Kata "syiaq" (شِقَاقًا) dalam ayat ini merujuk pada perselisihan yang mendalam, perpecahan, atau jurang pemisah antara keduanya. Ini bukan sekadar perbedaan pendapat biasa, melainkan gesekan yang berpotensi merusak fondasi pernikahan. Dalam kondisi seperti ini, Islam memberikan solusi yang sangat bijaksana, yaitu dengan melibatkan pihak ketiga dari masing-masing keluarga.
Peran "hakam" (حَكَمًا), atau juru damai, dari kedua belah pihak sangat krusial. Mereka diharapkan bukan untuk memihak salah satu, melainkan untuk menjadi penengah yang objektif. Mereka harus memiliki pemahaman yang baik mengenai keluarga masing-masing, serta memiliki niat tulus untuk mendamaikan. Keberadaan dua orang saksi yang mewakili keluarga masing-masing ini memiliki tujuan ganda: pertama, untuk menenangkan emosi yang mungkin sedang memuncak, dan kedua, untuk mencari akar permasalahan dan menawarkan solusi yang dapat diterima kedua belah pihak.

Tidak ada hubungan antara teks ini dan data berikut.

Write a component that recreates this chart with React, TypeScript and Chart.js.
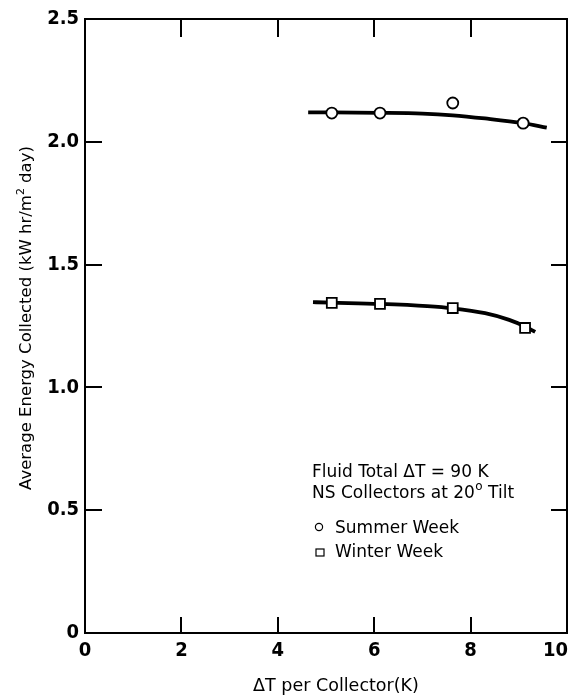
import { useEffect, useRef } from "react";
import { Chart, registerables } from "chart.js";

Chart.register(...registerables);

// Measured data points
const summerX = [5.12, 6.12, 7.63, 9.09];
const summerY = [2.117, 2.117, 2.158, 2.076];
const winterX = [5.12, 6.12, 7.63, 9.13];
const winterY = [1.344, 1.34, 1.323, 1.242];

// Hand-drawn fit curves
const summerFitX = [4.63, 6.1, 7.0, 7.63, 8.3, 9.09, 9.58];
const summerFitY = [2.12, 2.118, 2.115, 2.108, 2.095, 2.076, 2.058];
const winterFitX = [4.73, 5.12, 6.12, 7.1, 7.63, 8.3, 8.8, 9.13, 9.34];
const winterFitY = [1.347, 1.345, 1.34, 1.331, 1.322, 1.302, 1.275, 1.248, 1.226];

const xTicks = [0, 2, 4, 6, 8, 10];
const xTickLabels = ["0", "2", "4", "6", "8", "10"];
const yTicks = [0, 0.5, 1.0, 1.5, 2.0, 2.5];
const yTickLabels = ["0", "0.5", "1.0", "1.5", "2.0", "2.5"];
const seriesLabels = ["Summer Week", "Winter Week"];
const noteLine1 = "Fluid Total \u0394T = 90 K";
const noteLine2 = ["NS Collectors at 20", "o", " Tilt"];
const xTitle = "\u0394T per Collector(K)";
const yTitle = ["Average Energy Collected (kW hr/m", "2", " day)"];

const FONT = "'DejaVu Sans', sans-serif";
const TICKFONT = "'Liberation Sans Narrow', 'DejaVu Sans Condensed', sans-serif";

const zip = (xs: number[], ys: number[]) => xs.map((x, i) => ({ x, y: ys[i] }));

const framePlugin = {
  id: "frame",
  afterDraw(chart: any) {
    const ctx = chart.ctx as CanvasRenderingContext2D;
    const { left, right, top, bottom } = chart.chartArea;
    const xs = chart.scales.x;
    const ys = chart.scales.y;
    ctx.save();
    ctx.strokeStyle = "#000";
    ctx.lineWidth = 2;
    ctx.strokeRect(left, top, right - left, bottom - top);
    // inward ticks
    ctx.beginPath();
    xTicks.slice(1, -1).forEach((v) => {
      const px = Math.round(xs.getPixelForValue(v));
      ctx.moveTo(px, bottom);
      ctx.lineTo(px, bottom - 16);
      ctx.moveTo(px, top);
      ctx.lineTo(px, top + 18);
    });
    yTicks.slice(1, -1).forEach((v) => {
      const py = Math.round(ys.getPixelForValue(v));
      ctx.moveTo(left, py);
      ctx.lineTo(left + 17, py);
      ctx.moveTo(right, py);
      ctx.lineTo(right - 16, py);
    });
    ctx.stroke();

    ctx.fillStyle = "#000";
    // x tick labels
    ctx.font = `bold 20px ${TICKFONT}`;
    ctx.textBaseline = "top";
    xTicks.forEach((v, i) => {
      const px = xs.getPixelForValue(v);
      const w = ctx.measureText(xTickLabels[i]).width;
      ctx.textAlign = "left";
      const lx = Math.min(px - w / 2, chart.width - w - 4);
      ctx.fillText(xTickLabels[i], lx, 641);
    });

    ctx.textBaseline = "alphabetic";
    // annotation
    ctx.font = `17px ${FONT}`;
    ctx.textAlign = "left";
    ctx.fillText(noteLine1, 312, 477);
    let x = 312;
    ctx.fillText(noteLine2[0], x, 498);
    x += ctx.measureText(noteLine2[0]).width;
    ctx.font = `12px ${FONT}`;
    ctx.fillText(noteLine2[1], x + 0.5, 490);
    x += ctx.measureText(noteLine2[1]).width + 0.5;
    ctx.font = `17px ${FONT}`;
    ctx.fillText(noteLine2[2], x, 498);

    // legend
    const ds0 = chart.data.datasets[0];
    const ds1 = chart.data.datasets[1];
    ctx.lineWidth = 1.2;
    ctx.beginPath();
    ctx.arc(319, 527, 3.6, 0, Math.PI * 2);
    ctx.stroke();
    ctx.strokeRect(316, 549, 8, 7);
    ctx.font = `17px ${FONT}`;
    ctx.fillText(ds0.label, 335, 533);
    ctx.fillText(ds1.label, 335, 557);

    // x title
    ctx.font = `17.5px ${FONT}`;
    ctx.textAlign = "center";
    ctx.fillText(xTitle, 336, 691);

    // y title (rotated)
    ctx.translate(31, 318);
    ctx.rotate(-Math.PI / 2);
    ctx.font = `16.5px ${FONT}`;
    const w0 = ctx.measureText(yTitle[0]).width;
    ctx.font = `11px ${FONT}`;
    const w1 = ctx.measureText(yTitle[1]).width;
    ctx.font = `16.5px ${FONT}`;
    const w2 = ctx.measureText(yTitle[2]).width;
    let tx = -(w0 + w1 + w2) / 2;
    ctx.textAlign = "left";
    ctx.fillText(yTitle[0], tx, 0);
    tx += w0;
    ctx.font = `11px ${FONT}`;
    ctx.fillText(yTitle[1], tx, -7);
    tx += w1;
    ctx.font = `16.5px ${FONT}`;
    ctx.fillText(yTitle[2], tx, 0);
    ctx.restore();
  },
};

export default function App() {
  const ref = useRef<HTMLCanvasElement | null>(null);
  useEffect(() => {
    document.body.style.margin = "0";
    if (!ref.current) return;
    const chart = new Chart(ref.current, {
      type: "line",
      data: {
        datasets: [
          {
            label: seriesLabels[0],
            data: zip(summerX, summerY),
            showLine: false,
            pointStyle: "circle",
            pointRadius: 5.5,
            pointBorderWidth: 1.8,
            pointBackgroundColor: "#fff",
            pointBorderColor: "#000",
            order: 0,
          },
          {
            label: seriesLabels[1],
            data: zip(winterX, winterY),
            showLine: false,
            pointStyle: "rect",
            pointRadius: 7,
            pointBorderWidth: 1.8,
            pointBackgroundColor: "#fff",
            pointBorderColor: "#000",
            order: 1,
          },
          {
            label: "summer fit",
            data: zip(summerFitX, summerFitY),
            borderColor: "#000",
            borderWidth: 3.8,
            pointRadius: 0,
            tension: 0.4,
            cubicInterpolationMode: "monotone",
            order: 2,
          },
          {
            label: "winter fit",
            data: zip(winterFitX, winterFitY),
            borderColor: "#000",
            borderWidth: 3.8,
            pointRadius: 0,
            tension: 0.4,
            cubicInterpolationMode: "monotone",
            order: 3,
          },
        ],
      },
      options: {
        responsive: false,
        animation: false,
        devicePixelRatio: 1,
        layout: { autoPadding: false, padding: { left: 0, right: 5, top: 19, bottom: 0 } },
        plugins: { legend: { display: false }, tooltip: { enabled: false }, title: { display: false } },
        scales: {
          x: {
            type: "linear",
            min: 0,
            max: 10,
            grid: { display: false, drawTicks: false },
            border: { display: false },
            afterBuildTicks: (s: any) => {
              s.ticks = xTicks.map((v) => ({ value: v }));
            },
            ticks: { display: false },
            afterFit: (s: any) => {
              s.height = 65;
              s.paddingLeft = 0;
              s.paddingRight = 0;
            },
          },
          y: {
            type: "linear",
            min: 0,
            max: 2.5,
            grid: { display: false, drawTicks: false },
            border: { display: false },
            afterBuildTicks: (s: any) => {
              s.ticks = yTicks.map((v) => ({ value: v }));
            },
            ticks: {
              padding: 6,
              color: "#000",
              font: { family: TICKFONT, size: 20, weight: "bold" },
              callback: (v: any) => {
                const i = yTicks.indexOf(Number(v));
                return i >= 0 ? yTickLabels[i] : "";
              },
            },
            afterFit: (s: any) => {
              s.width = 85;
              s.paddingTop = 0;
              s.paddingBottom = 0;
            },
          },
        },
      },
      plugins: [framePlugin],
    });
    return () => chart.destroy();
  }, []);
  return (
    <div style={{ width: 572, height: 698 }}>
      <canvas ref={ref} width={572} height={698} style={{ display: "block" }} />
    </div>
  );
}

Kunci utama dari keberhasilan upaya damai ini terletak pada niat kedua belah pihak yang disadarkan oleh para hakim. Ayat ini secara tegas menyebutkan, "Jika keduanya (hakim) bermaksud mengadakan perbaikan, niscaya Allah akan memberikan kemafakatan (kemampuan untuk bersatu) antara keduanya." Ini menunjukkan bahwa ikhtiar manusia akan mendapatkan pertolongan ilahi ketika didasari oleh niat yang tulus untuk memperbaiki hubungan. Allah, dengan sifat-Nya yang Maha Mengetahui dan Maha Mengenal, akan mempermudah jalan bagi pasangan yang ingin kembali bersatu dan hidup harmonis.

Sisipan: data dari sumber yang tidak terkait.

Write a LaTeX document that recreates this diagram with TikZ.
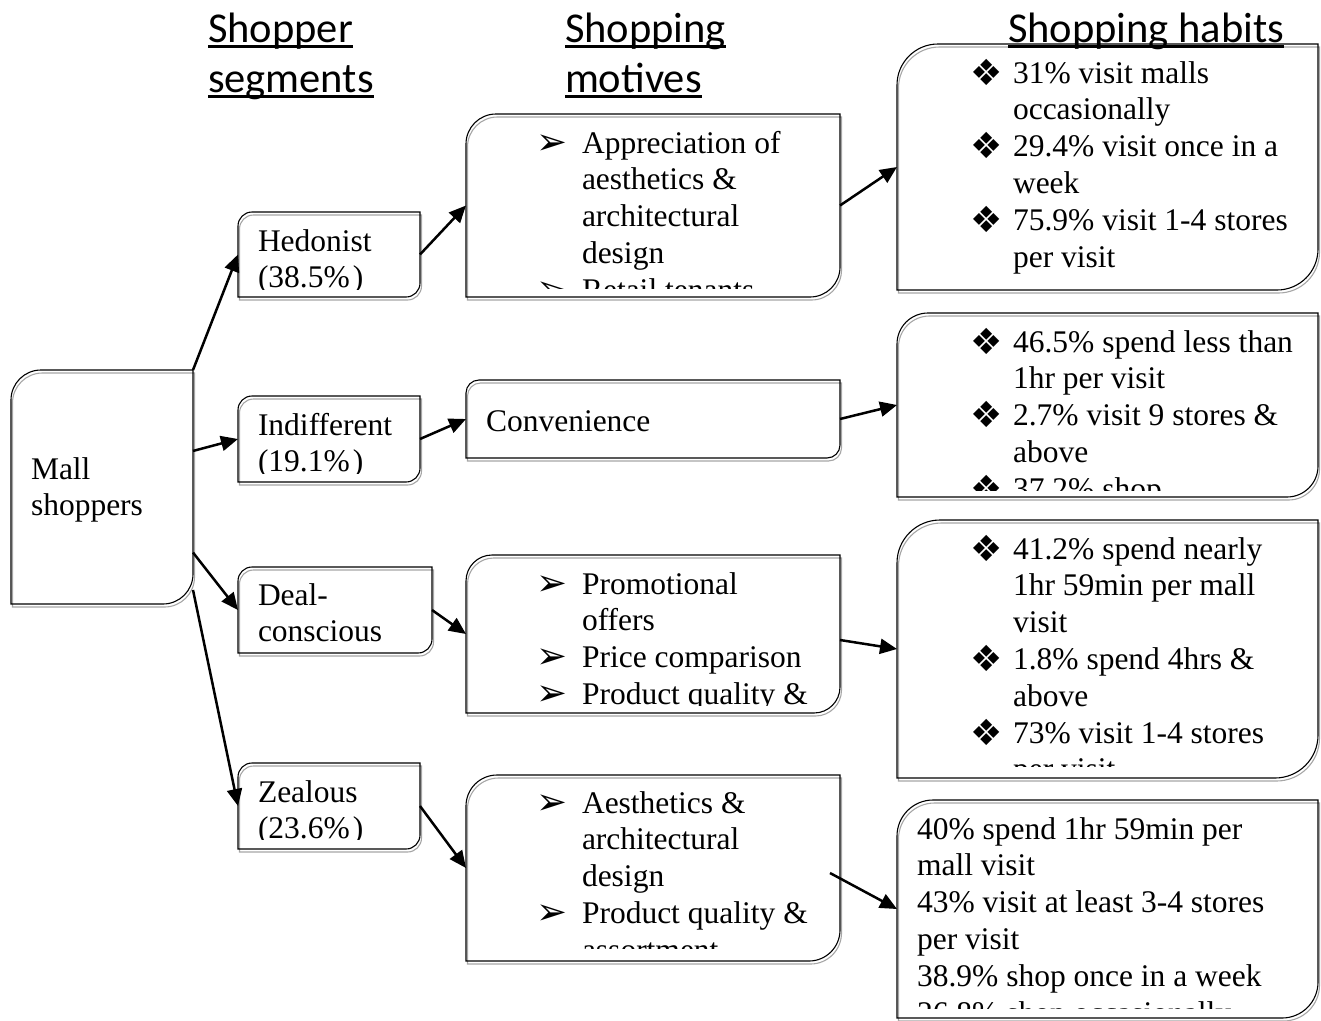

Pesan ini sangat penting untuk dipahami oleh setiap pasangan muslim. Ketika masalah datang, jangan terburu-buru mengambil keputusan drastis. Upayakan dialog, cari pemahaman, dan jika perlu, libatkanlah orang-orang terdekat yang dipercaya untuk membantu menjadi penengah. Ini bukan tanda kelemahan, melainkan sebuah kearifan dalam menghadapi cobaan pernikahan.
Di era modern yang serba cepat ini, konsep juru damai dari keluarga mungkin terlihat sedikit berbeda penerapannya. Namun, esensinya tetap sama. Ini bisa berarti meminta bantuan kepada orang tua yang bijak, kakak atau adik yang dipercaya, atau bahkan seorang sahabat yang netral dan memiliki kapasitas untuk memberikan nasihat konstruktif. Yang terpenting adalah memilih orang yang memiliki niat baik dan mampu melihat permasalahan dari kedua sisi tanpa bias.

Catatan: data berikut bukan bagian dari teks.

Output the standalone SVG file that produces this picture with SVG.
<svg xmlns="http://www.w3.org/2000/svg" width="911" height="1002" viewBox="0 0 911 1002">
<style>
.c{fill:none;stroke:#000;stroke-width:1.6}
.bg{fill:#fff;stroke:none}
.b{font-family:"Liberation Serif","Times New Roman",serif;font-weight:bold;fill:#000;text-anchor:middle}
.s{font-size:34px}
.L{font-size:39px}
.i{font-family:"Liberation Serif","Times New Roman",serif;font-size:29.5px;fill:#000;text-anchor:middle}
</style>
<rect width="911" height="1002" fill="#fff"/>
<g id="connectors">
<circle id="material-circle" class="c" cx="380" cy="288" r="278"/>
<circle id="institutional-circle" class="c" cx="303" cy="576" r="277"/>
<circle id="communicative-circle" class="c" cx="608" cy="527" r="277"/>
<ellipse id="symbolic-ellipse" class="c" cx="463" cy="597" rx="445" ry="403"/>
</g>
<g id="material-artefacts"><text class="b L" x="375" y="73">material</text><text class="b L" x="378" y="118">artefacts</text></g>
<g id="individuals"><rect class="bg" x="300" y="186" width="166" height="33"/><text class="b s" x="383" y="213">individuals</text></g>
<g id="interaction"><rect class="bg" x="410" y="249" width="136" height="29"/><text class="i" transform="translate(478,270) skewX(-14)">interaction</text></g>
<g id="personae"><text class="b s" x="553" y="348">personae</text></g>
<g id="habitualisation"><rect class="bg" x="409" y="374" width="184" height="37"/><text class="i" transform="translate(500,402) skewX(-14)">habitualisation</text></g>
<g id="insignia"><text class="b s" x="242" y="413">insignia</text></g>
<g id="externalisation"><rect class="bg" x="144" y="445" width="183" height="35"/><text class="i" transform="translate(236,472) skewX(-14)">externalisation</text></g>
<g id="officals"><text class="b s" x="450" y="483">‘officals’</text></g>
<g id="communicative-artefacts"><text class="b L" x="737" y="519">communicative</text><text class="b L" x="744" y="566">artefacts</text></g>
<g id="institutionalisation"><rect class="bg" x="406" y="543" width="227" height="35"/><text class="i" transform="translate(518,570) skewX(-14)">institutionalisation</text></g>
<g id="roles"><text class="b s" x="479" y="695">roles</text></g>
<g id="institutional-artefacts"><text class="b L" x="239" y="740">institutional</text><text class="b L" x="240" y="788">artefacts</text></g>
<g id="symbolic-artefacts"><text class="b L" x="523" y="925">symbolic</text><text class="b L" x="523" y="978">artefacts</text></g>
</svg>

Selain itu, ayat ini juga mengingatkan pentingnya komunikasi yang terbuka dan jujur dalam rumah tangga. Segala keresahan dan ketidakpuasan sebaiknya diungkapkan secara baik-baik sebelum menumpuk dan menjadi masalah besar. Saling mendengarkan, menghargai pendapat pasangan, dan berusaha memahami perspektif masing-masing adalah pilar fundamental untuk mencegah terjadinya perselisihan yang membutuhkan intervensi eksternal.
Surah An Nisa ayat 35 memberikan panduan praktis yang relevan sepanjang masa. Ia mengajarkan bahwa rumah tangga adalah sebuah institusi yang patut dijaga dan diperjuangkan. Ketika badai datang, bukan saatnya untuk berputus asa, melainkan saatnya untuk mencari solusi dengan bijak, melibatkan orang-orang yang peduli, dan senantiasa memohon pertolongan Allah agar dikuatkan dalam ikhtiar perbaikan. Dengan demikian, rumah tangga dapat terus berlayar dalam ketenangan dan kebahagiaan, menjadi sakinah, mawaddah, wa rahmah.